== PROBLEM TO WORK ON ==
Write out all the lines again, precisely as they stand, but without the images.
★ ★ ★ ★
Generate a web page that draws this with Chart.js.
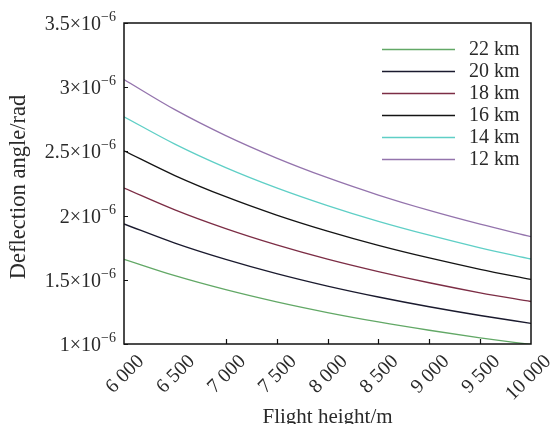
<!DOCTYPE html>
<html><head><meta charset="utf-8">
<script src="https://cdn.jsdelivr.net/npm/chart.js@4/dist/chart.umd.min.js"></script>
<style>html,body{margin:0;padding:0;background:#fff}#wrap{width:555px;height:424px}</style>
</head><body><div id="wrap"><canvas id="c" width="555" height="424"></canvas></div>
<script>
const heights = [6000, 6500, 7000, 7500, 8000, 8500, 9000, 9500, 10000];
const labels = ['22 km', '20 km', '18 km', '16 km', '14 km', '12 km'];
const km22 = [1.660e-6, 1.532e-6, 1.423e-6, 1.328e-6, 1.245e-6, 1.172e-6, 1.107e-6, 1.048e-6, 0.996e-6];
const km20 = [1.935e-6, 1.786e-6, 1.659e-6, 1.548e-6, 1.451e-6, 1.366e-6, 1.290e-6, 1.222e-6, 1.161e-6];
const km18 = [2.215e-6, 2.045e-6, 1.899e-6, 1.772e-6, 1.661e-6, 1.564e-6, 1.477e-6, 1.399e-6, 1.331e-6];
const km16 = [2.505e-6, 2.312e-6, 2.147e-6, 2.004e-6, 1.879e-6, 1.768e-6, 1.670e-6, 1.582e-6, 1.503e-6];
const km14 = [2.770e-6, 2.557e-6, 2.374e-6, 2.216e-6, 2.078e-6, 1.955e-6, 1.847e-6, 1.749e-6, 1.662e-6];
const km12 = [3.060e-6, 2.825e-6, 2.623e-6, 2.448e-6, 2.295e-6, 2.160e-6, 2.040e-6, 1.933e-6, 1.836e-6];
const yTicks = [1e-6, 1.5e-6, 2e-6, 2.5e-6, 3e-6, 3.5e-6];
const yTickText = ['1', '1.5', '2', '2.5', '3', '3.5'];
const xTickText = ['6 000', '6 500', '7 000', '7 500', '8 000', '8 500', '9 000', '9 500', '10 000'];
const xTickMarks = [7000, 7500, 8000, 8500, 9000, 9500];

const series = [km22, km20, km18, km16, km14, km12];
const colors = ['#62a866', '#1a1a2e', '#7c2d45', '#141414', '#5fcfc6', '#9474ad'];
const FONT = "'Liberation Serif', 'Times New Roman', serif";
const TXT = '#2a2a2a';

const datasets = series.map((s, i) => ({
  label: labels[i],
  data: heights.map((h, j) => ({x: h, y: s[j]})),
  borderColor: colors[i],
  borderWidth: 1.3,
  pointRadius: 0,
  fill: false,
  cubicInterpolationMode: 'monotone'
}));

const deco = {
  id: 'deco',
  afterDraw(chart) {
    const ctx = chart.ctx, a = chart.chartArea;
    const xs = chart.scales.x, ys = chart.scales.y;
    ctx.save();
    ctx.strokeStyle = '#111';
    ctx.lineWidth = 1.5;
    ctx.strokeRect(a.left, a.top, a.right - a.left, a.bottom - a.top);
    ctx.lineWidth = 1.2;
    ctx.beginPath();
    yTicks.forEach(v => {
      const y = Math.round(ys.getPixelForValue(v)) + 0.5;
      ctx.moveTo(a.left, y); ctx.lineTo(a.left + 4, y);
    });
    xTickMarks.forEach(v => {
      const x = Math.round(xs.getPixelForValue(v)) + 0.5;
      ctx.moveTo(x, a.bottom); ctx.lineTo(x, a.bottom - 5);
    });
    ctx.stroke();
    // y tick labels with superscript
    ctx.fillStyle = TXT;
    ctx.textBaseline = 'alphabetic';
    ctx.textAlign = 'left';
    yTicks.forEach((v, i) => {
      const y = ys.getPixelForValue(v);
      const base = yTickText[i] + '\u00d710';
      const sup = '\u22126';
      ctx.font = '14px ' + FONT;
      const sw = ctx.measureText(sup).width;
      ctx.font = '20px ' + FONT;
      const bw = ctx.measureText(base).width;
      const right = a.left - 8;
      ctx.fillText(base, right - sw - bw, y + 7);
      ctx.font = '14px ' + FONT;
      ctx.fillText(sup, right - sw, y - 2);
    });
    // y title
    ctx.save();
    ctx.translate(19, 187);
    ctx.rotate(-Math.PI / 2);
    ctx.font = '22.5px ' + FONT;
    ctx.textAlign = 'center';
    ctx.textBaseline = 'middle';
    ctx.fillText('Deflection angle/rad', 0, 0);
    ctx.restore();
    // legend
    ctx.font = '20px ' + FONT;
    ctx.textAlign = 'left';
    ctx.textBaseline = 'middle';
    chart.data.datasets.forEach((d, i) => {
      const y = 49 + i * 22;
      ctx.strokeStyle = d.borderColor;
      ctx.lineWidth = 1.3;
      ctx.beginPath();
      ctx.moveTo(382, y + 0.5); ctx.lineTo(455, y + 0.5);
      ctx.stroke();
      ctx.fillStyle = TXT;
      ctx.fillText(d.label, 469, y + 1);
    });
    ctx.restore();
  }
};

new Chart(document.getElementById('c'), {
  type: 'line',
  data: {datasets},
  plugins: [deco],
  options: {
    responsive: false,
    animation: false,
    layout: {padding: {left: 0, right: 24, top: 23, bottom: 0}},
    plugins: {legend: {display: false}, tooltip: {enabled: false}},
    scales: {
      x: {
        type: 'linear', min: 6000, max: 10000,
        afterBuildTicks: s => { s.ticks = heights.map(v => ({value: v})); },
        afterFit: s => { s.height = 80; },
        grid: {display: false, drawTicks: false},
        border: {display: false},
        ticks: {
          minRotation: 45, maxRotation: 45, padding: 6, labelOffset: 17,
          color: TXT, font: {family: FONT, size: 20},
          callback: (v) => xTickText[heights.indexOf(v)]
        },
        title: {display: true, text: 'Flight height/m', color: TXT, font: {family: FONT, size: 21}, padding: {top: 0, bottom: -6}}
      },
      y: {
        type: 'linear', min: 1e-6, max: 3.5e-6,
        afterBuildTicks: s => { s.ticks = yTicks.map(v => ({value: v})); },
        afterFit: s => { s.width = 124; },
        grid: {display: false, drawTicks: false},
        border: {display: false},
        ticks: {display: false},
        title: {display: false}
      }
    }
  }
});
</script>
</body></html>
★ ★ ★ ★
== ANSWER FOR THIS EXERCISE ==
Generate a web page that draws this with Chart.js.
<!DOCTYPE html>
<html><head><meta charset="utf-8">
<script src="https://cdn.jsdelivr.net/npm/chart.js@4/dist/chart.umd.min.js"></script>
<style>html,body{margin:0;padding:0;background:#fff}#wrap{width:555px;height:424px}</style>
</head><body><div id="wrap"><canvas id="c" width="555" height="424"></canvas></div>
<script>
const heights = [6000, 6500, 7000, 7500, 8000, 8500, 9000, 9500, 10000];
const labels = ['22 km', '20 km', '18 km', '16 km', '14 km', '12 km'];
const km22 = [1.660e-6, 1.532e-6, 1.423e-6, 1.328e-6, 1.245e-6, 1.172e-6, 1.107e-6, 1.048e-6, 0.996e-6];
const km20 = [1.935e-6, 1.786e-6, 1.659e-6, 1.548e-6, 1.451e-6, 1.366e-6, 1.290e-6, 1.222e-6, 1.161e-6];
const km18 = [2.215e-6, 2.045e-6, 1.899e-6, 1.772e-6, 1.661e-6, 1.564e-6, 1.477e-6, 1.399e-6, 1.331e-6];
const km16 = [2.505e-6, 2.312e-6, 2.147e-6, 2.004e-6, 1.879e-6, 1.768e-6, 1.670e-6, 1.582e-6, 1.503e-6];
const km14 = [2.770e-6, 2.557e-6, 2.374e-6, 2.216e-6, 2.078e-6, 1.955e-6, 1.847e-6, 1.749e-6, 1.662e-6];
const km12 = [3.060e-6, 2.825e-6, 2.623e-6, 2.448e-6, 2.295e-6, 2.160e-6, 2.040e-6, 1.933e-6, 1.836e-6];
const yTicks = [1e-6, 1.5e-6, 2e-6, 2.5e-6, 3e-6, 3.5e-6];
const yTickText = ['1', '1.5', '2', '2.5', '3', '3.5'];
const xTickText = ['6 000', '6 500', '7 000', '7 500', '8 000', '8 500', '9 000', '9 500', '10 000'];
const xTickMarks = [7000, 7500, 8000, 8500, 9000, 9500];

const series = [km22, km20, km18, km16, km14, km12];
const colors = ['#62a866', '#1a1a2e', '#7c2d45', '#141414', '#5fcfc6', '#9474ad'];
const FONT = "'Liberation Serif', 'Times New Roman', serif";
const TXT = '#2a2a2a';

const datasets = series.map((s, i) => ({
  label: labels[i],
  data: heights.map((h, j) => ({x: h, y: s[j]})),
  borderColor: colors[i],
  borderWidth: 1.3,
  pointRadius: 0,
  fill: false,
  cubicInterpolationMode: 'monotone'
}));

const deco = {
  id: 'deco',
  afterDraw(chart) {
    const ctx = chart.ctx, a = chart.chartArea;
    const xs = chart.scales.x, ys = chart.scales.y;
    ctx.save();
    ctx.strokeStyle = '#111';
    ctx.lineWidth = 1.5;
    ctx.strokeRect(a.left, a.top, a.right - a.left, a.bottom - a.top);
    ctx.lineWidth = 1.2;
    ctx.beginPath();
    yTicks.forEach(v => {
      const y = Math.round(ys.getPixelForValue(v)) + 0.5;
      ctx.moveTo(a.left, y); ctx.lineTo(a.left + 4, y);
    });
    xTickMarks.forEach(v => {
      const x = Math.round(xs.getPixelForValue(v)) + 0.5;
      ctx.moveTo(x, a.bottom); ctx.lineTo(x, a.bottom - 5);
    });
    ctx.stroke();
    // y tick labels with superscript
    ctx.fillStyle = TXT;
    ctx.textBaseline = 'alphabetic';
    ctx.textAlign = 'left';
    yTicks.forEach((v, i) => {
      const y = ys.getPixelForValue(v);
      const base = yTickText[i] + '\u00d710';
      const sup = '\u22126';
      ctx.font = '14px ' + FONT;
      const sw = ctx.measureText(sup).width;
      ctx.font = '20px ' + FONT;
      const bw = ctx.measureText(base).width;
      const right = a.left - 8;
      ctx.fillText(base, right - sw - bw, y + 7);
      ctx.font = '14px ' + FONT;
      ctx.fillText(sup, right - sw, y - 2);
    });
    // y title
    ctx.save();
    ctx.translate(19, 187);
    ctx.rotate(-Math.PI / 2);
    ctx.font = '22.5px ' + FONT;
    ctx.textAlign = 'center';
    ctx.textBaseline = 'middle';
    ctx.fillText('Deflection angle/rad', 0, 0);
    ctx.restore();
    // legend
    ctx.font = '20px ' + FONT;
    ctx.textAlign = 'left';
    ctx.textBaseline = 'middle';
    chart.data.datasets.forEach((d, i) => {
      const y = 49 + i * 22;
      ctx.strokeStyle = d.borderColor;
      ctx.lineWidth = 1.3;
      ctx.beginPath();
      ctx.moveTo(382, y + 0.5); ctx.lineTo(455, y + 0.5);
      ctx.stroke();
      ctx.fillStyle = TXT;
      ctx.fillText(d.label, 469, y + 1);
    });
    ctx.restore();
  }
};

new Chart(document.getElementById('c'), {
  type: 'line',
  data: {datasets},
  plugins: [deco],
  options: {
    responsive: false,
    animation: false,
    layout: {padding: {left: 0, right: 24, top: 23, bottom: 0}},
    plugins: {legend: {display: false}, tooltip: {enabled: false}},
    scales: {
      x: {
        type: 'linear', min: 6000, max: 10000,
        afterBuildTicks: s => { s.ticks = heights.map(v => ({value: v})); },
        afterFit: s => { s.height = 80; },
        grid: {display: false, drawTicks: false},
        border: {display: false},
        ticks: {
          minRotation: 45, maxRotation: 45, padding: 6, labelOffset: 17,
          color: TXT, font: {family: FONT, size: 20},
          callback: (v) => xTickText[heights.indexOf(v)]
        },
        title: {display: true, text: 'Flight height/m', color: TXT, font: {family: FONT, size: 21}, padding: {top: 0, bottom: -6}}
      },
      y: {
        type: 'linear', min: 1e-6, max: 3.5e-6,
        afterBuildTicks: s => { s.ticks = yTicks.map(v => ({value: v})); },
        afterFit: s => { s.width = 124; },
        grid: {display: false, drawTicks: false},
        border: {display: false},
        ticks: {display: false},
        title: {display: false}
      }
    }
  }
});
</script>
</body></html>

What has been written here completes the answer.